Description of the task » Scan the lines below for the word "this". Copy each line you find it in.

Data lines »

..............................

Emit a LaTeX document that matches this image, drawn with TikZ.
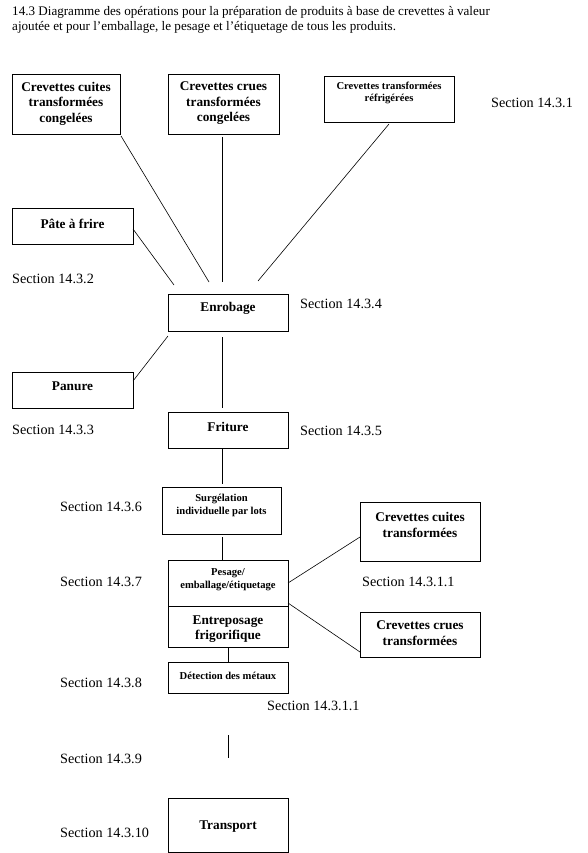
\documentclass[tikz,border=0pt]{standalone}
\usepackage{fontspec}
\setmainfont{Liberation Serif}
\begin{document}
\begin{tikzpicture}[x=1pt,y=-1pt,
  box/.style={draw,line width=0.9pt,inner sep=0pt,anchor=north west},
  btxt/.style={font=\fontsize{13.3}{15.5}\selectfont\bfseries,align=center,inner sep=0pt},
  stxt/.style={font=\fontsize{10.6}{12.5}\selectfont\bfseries,align=center,inner sep=0pt},
  sec/.style={font=\fontsize{14.2}{16}\selectfont,anchor=west,inner sep=0pt},
  conn/.style={line width=0.6pt}]
\useasboundingbox (0,0) rectangle (588,853);
% title
\node[anchor=base west,inner sep=0pt,font=\fontsize{13.1}{15}\selectfont] (t1) at (12,15.5) {14.3 Diagramme des opérations pour la préparation de produits à base de crevettes à valeur};
\node[anchor=base west,inner sep=0pt,font=\fontsize{13.1}{15}\selectfont] (t2) at (12,31) {ajoutée et pour l’emballage, le pesage et l’étiquetage de tous les produits.};
% boxes
\node[box,minimum width=108pt,minimum height=60pt] (b1) at (12,74) {};
\node[btxt] (b1t) at (66,103.5) {Crevettes cuites\\transformées\\congelées};
\node[box,minimum width=111pt,minimum height=60pt] (b2) at (168,74) {};
\node[btxt] (b2t) at (223.5,103.5) {Crevettes crues\\transformées\\congelées};
\node[box,minimum width=130pt,minimum height=46pt] (b3) at (324,76) {};
\node[stxt] (b3t) at (389,93) {Crevettes transformées\\réfrigérées};
\node[box,minimum width=121pt,minimum height=36pt] (pate) at (12,208) {};
\node[btxt] (patet) at (72.5,223.5) {Pâte à frire};
\node[box,minimum width=120pt,minimum height=37pt] (enr) at (168,294) {};
\node[btxt] (enrt) at (228,308.5) {Enrobage};
\node[box,minimum width=121pt,minimum height=36pt] (pan) at (12,372) {};
\node[btxt] (pant) at (72.5,386.5) {Panure};
\node[box,minimum width=120pt,minimum height=36pt] (fri) at (168,412) {};
\node[btxt] (frit) at (228,426.5) {Friture};
\node[box,minimum width=119pt,minimum height=47pt] (surg) at (162,487) {};
\node[stxt] (surgt) at (221.5,505.5) {Surgélation\\individuelle par lots};
\node[box,minimum width=120pt,minimum height=46pt] (pes) at (168,560) {};
\node[stxt] (pest) at (228,579.5) {Pesage/\\emballage/étiquetage};
\node[box,minimum width=120pt,minimum height=41pt] (ent) at (168,606) {};
\node[btxt] (entt) at (228,629) {Entreposage\\frigorifique};
\node[box,minimum width=120pt,minimum height=31pt] (det) at (168,662) {};
\node[stxt] (dett) at (228,676) {Détection des métaux};
\node[box,minimum width=120pt,minimum height=59pt] (cui) at (360,502) {};
\node[btxt] (cuit) at (420,525) {Crevettes cuites\\transformées};
\node[box,minimum width=120pt,minimum height=45pt] (cru) at (360,612) {};
\node[btxt] (crut) at (420,633) {Crevettes crues\\transformées};
\node[box,minimum width=120pt,minimum height=54pt] (tra) at (168,798) {};
\node[btxt] (trat) at (228,826.5) {Transport};
% section labels
\node[sec] (s1) at (491,103) {Section 14.3.1};
\node[sec] (s2) at (12,279) {Section 14.3.2};
\node[sec] (s3) at (12,430) {Section 14.3.3};
\node[sec] (s4) at (300,304) {Section 14.3.4};
\node[sec] (s5) at (300,431) {Section 14.3.5};
\node[sec] (s6) at (60,507) {Section 14.3.6};
\node[sec] (s7) at (60,582) {Section 14.3.7};
\node[sec] (s11a) at (362,582) {Section 14.3.1.1};
\node[sec] (s8) at (60,683) {Section 14.3.8};
\node[sec] (s11b) at (267,706) {Section 14.3.1.1};
\node[sec] (s9) at (60,759) {Section 14.3.9};
\node[sec] (s10) at (60,833) {Section 14.3.10};
% free ends
\coordinate (a1) at (121,136);
\coordinate (e1) at (209,282);
\coordinate (a2) at (222,137);
\coordinate (e2) at (222,282);
\coordinate (a3) at (389,124);
\coordinate (e3) at (258,281);
\coordinate (a4) at (133,229);
\coordinate (e4) at (174,285);
\coordinate (a5) at (168,336);
\coordinate (e5) at (133,381);
\coordinate (a6) at (222,337);
\coordinate (e6) at (222,408);
\coordinate (a7) at (222,448);
\coordinate (e7) at (222,484);
\coordinate (a8) at (222,537);
\coordinate (a10) at (288,583);
\coordinate (e10) at (360,537);
\coordinate (a11) at (288,603);
\coordinate (e11) at (360,652);
\coordinate (a12) at (228,735);
\coordinate (e12) at (228,758);
% connectors
\draw[conn] (a1) -- (e1);
\draw[conn] (a2) -- (e2);
\draw[conn] (a3) -- (e3);
\draw[conn] (a4) -- (e4);
\draw[conn] (a5) -- (e5);
\draw[conn] (a6) -- (e6);
\draw[conn] (a7) -- (e7);
\draw[conn] (a8) -- (pes.north -| a8);
\draw[conn] (ent.south) -- (det.north);
\draw[conn] (a10) -- (e10);
\draw[conn] (a11) -- (e11);
\draw[conn] (a12) -- (e12);
\end{tikzpicture}
\end{document}
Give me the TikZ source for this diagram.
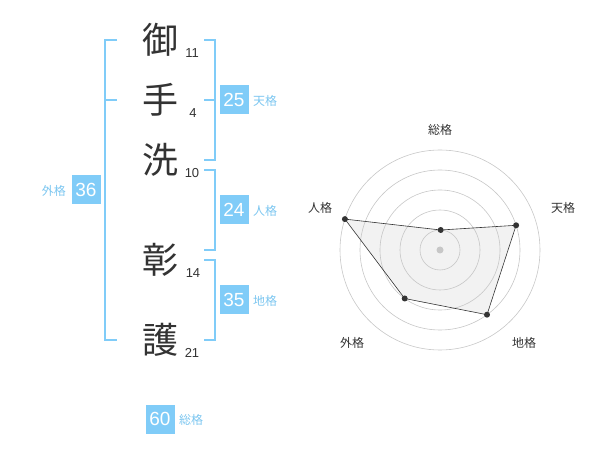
\documentclass[tikz,border=0pt]{standalone}
\usepackage{fontspec}
\setmainfont{Liberation Sans}
\newfontfamily\cjk{Noto Sans CJK JP}
\definecolor{lblue}{HTML}{80CCF8}
\definecolor{ltext}{HTML}{7CC6F0}
\definecolor{dtext}{HTML}{333333}
\begin{document}
\begin{tikzpicture}[x=1pt,y=-1pt,
  kanji/.style={font=\cjk\fontsize{36}{36}\selectfont, text=dtext, inner sep=0pt},
  strokes/.style={font=\fontsize{13}{13}\selectfont, text=dtext, inner sep=0pt},
  valbox/.style={fill=lblue, text=white, font=\fontsize{19}{19}\selectfont, minimum width=29pt, minimum height=29pt, inner sep=0pt},
  lbl/.style={font=\cjk\fontsize{12}{12}\selectfont, text=ltext, inner sep=0pt},
  brk/.style={draw=lblue, line width=2pt},
  ring/.style={draw=black!22, line width=0.6pt},
  axlbl/.style={font=\cjk\fontsize{12}{12}\selectfont, text=dtext, inner sep=0pt},
  pt/.style={circle, fill=dtext, inner sep=0pt, minimum size=6pt}]
\useasboundingbox (0,0) rectangle (600,470);
% characters
\node[kanji] (k1) at (160,40) {御};
\node[kanji] (k2) at (160,100) {手};
\node[kanji] (k3) at (160,160) {洗};
\node[kanji] (k4) at (160,260) {彰};
\node[kanji] (k5) at (160,340) {護};
\node[strokes] (s1) at (192,53) {11};
\node[strokes] (s2) at (193,113) {4};
\node[strokes] (s3) at (192,173) {10};
\node[strokes] (s4) at (193,273) {14};
\node[strokes] (s5) at (192,353) {21};
% brackets
\draw[brk] (117,40) -- (105,40) -- (105,340) -- (117,340);
\draw[brk] (105,100) -- (117,100);
\draw[brk] (204,40) -- (215,40) -- (215,160) -- (204,160);
\draw[brk] (204,100) -- (215,100);
\draw[brk] (204,170) -- (215,170) -- (215,250) -- (204,250);
\draw[brk] (204,260) -- (215,260) -- (215,340) -- (204,340);
% value boxes
\node[valbox] (b36) at (86,190) {36};
\node[lbl, anchor=east] (l36) at (66,191) {外格};
\node[valbox] (b25) at (234,100) {25};
\node[lbl, anchor=west] (l25) at (253,101) {天格};
\node[valbox] (b24) at (234,210) {24};
\node[lbl, anchor=west] (l24) at (253,211) {人格};
\node[valbox] (b35) at (234,300) {35};
\node[lbl, anchor=west] (l35) at (253,301) {地格};
\node[valbox] (b60) at (160,419) {60};
\node[lbl, anchor=west] (l60) at (179,420) {総格};
% radar
\coordinate (c) at (440,250);
\coordinate (p1) at (440.7,230);
\coordinate (p2) at (516.1,225.3);
\coordinate (p3) at (487.0,314.7);
\coordinate (p4) at (404.7,298.5);
\coordinate (p5) at (344.9,219.1);
\fill[black!5] (p1) -- (p2) -- (p3) -- (p4) -- (p5) -- cycle;
\foreach \r in {20,40,60,80,100} \draw[ring] (c) circle[radius=\r];
\fill[black!22] (c) circle[radius=3.5];
\draw[dtext, line width=0.6pt] (p1) -- (p2) -- (p3) -- (p4) -- (p5) -- cycle;
\foreach \p in {p1,p2,p3,p4,p5} \node[pt] at (\p) {};
\node[axlbl] (a1) at (440,130) {総格};
\node[axlbl] (a2) at (563,208) {天格};
\node[axlbl] (a3) at (524,343) {地格};
\node[axlbl] (a4) at (352,343) {外格};
\node[axlbl] (a5) at (320,208) {人格};
\end{tikzpicture}
\end{document}
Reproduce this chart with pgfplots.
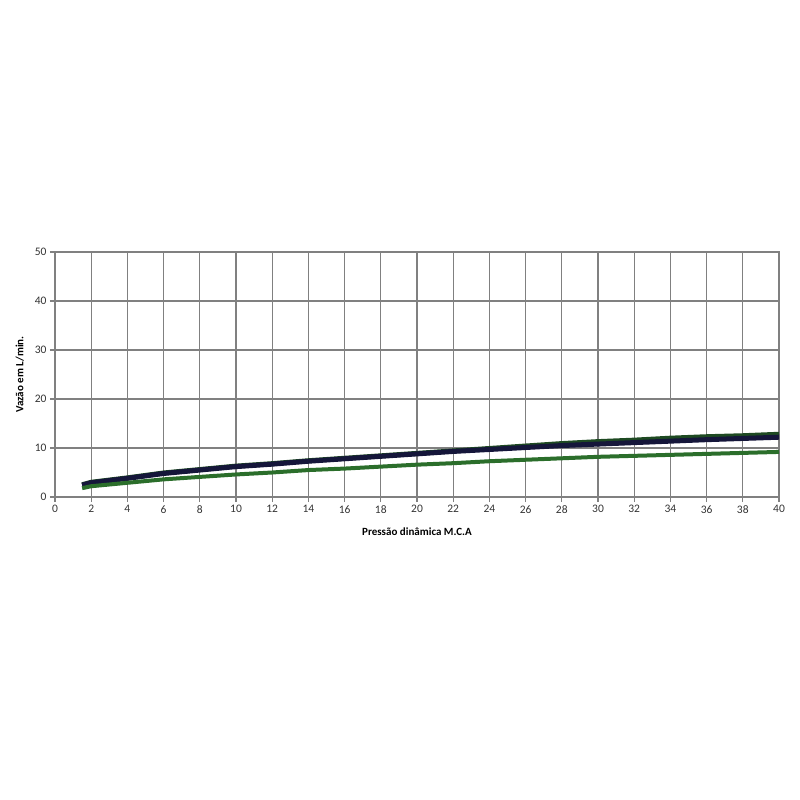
\documentclass[border=0pt]{standalone}
\usepackage{pgfplots}
\pgfplotsset{compat=1.18}
\usepackage{fontspec}
\setmainfont{Carlito}
\definecolor{gridgray}{HTML}{808080}
\definecolor{navyline}{HTML}{15163A}
\definecolor{darkgreen}{HTML}{1E4A22}
\definecolor{lowgreen}{HTML}{2B6E2B}
\begin{document}
\begin{tikzpicture}[font=\fontsize{11.5}{13}\selectfont]
\begin{axis}[
    at={(0,0)}, anchor=south west,
    scale only axis,
    width=724pt, height=245pt,
    xmin=0, xmax=40,
    ymin=0, ymax=50,
    xtick={0,2,...,40},
    ytick={0,10,...,50},
    grid=major,
    grid style={gridgray, line width=1.2pt},
    axis line style={gridgray, line width=1.2pt},
    tick style={gridgray, line width=1.2pt},
    tick align=outside,
    major tick length=5pt,
    xtick pos=bottom, ytick pos=left,
    /pgf/number format/assume math mode=true,
    ticklabel style={font=\fontsize{11.5}{13}\selectfont, text=black!80},
    xlabel={\textbf{Pressão dinâmica M.C.A}},
    ylabel={\textbf{Vazão em L/min.}},
    xlabel style={font=\fontsize{11}{13}\selectfont, yshift=-7pt},
    ylabel style={font=\fontsize{11}{13}\selectfont, yshift=4pt},
]
\addplot[darkgreen, line width=5pt] coordinates {
(1.5,2.5)(2,3.0)(4,3.9)(6,4.9)(8,5.6)(10,6.3)(12,6.8)(14,7.4)(16,7.9)(18,8.4)(20,8.9)(22,9.4)(24,9.9)(26,10.4)(28,10.9)(30,11.3)(32,11.6)(34,12.0)(36,12.3)(38,12.5)(40,12.8)
};
\addplot[navyline, line width=5pt] coordinates {
(1.5,2.4)(2,2.9)(4,3.8)(6,4.8)(8,5.5)(10,6.2)(12,6.7)(14,7.3)(16,7.8)(18,8.3)(20,8.8)(22,9.3)(24,9.7)(26,10.1)(28,10.5)(30,10.8)(32,11.1)(34,11.4)(36,11.7)(38,11.95)(40,12.2)
};
\addplot[lowgreen, line width=4pt] coordinates {
(1.5,1.8)(2,2.2)(4,2.9)(6,3.6)(8,4.1)(10,4.6)(12,5.0)(14,5.5)(16,5.8)(18,6.2)(20,6.6)(22,6.9)(24,7.3)(26,7.6)(28,7.9)(30,8.2)(32,8.4)(34,8.6)(36,8.8)(38,9.0)(40,9.2)
};
\end{axis}
\path[use as bounding box] (-55pt,-303pt) rectangle (745pt,497pt);
\end{tikzpicture}
\end{document}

..............................

Correct answer »
Emit a LaTeX document that matches this image, drawn with TikZ.
Give me the TikZ source for this diagram.
Reproduce this chart with pgfplots.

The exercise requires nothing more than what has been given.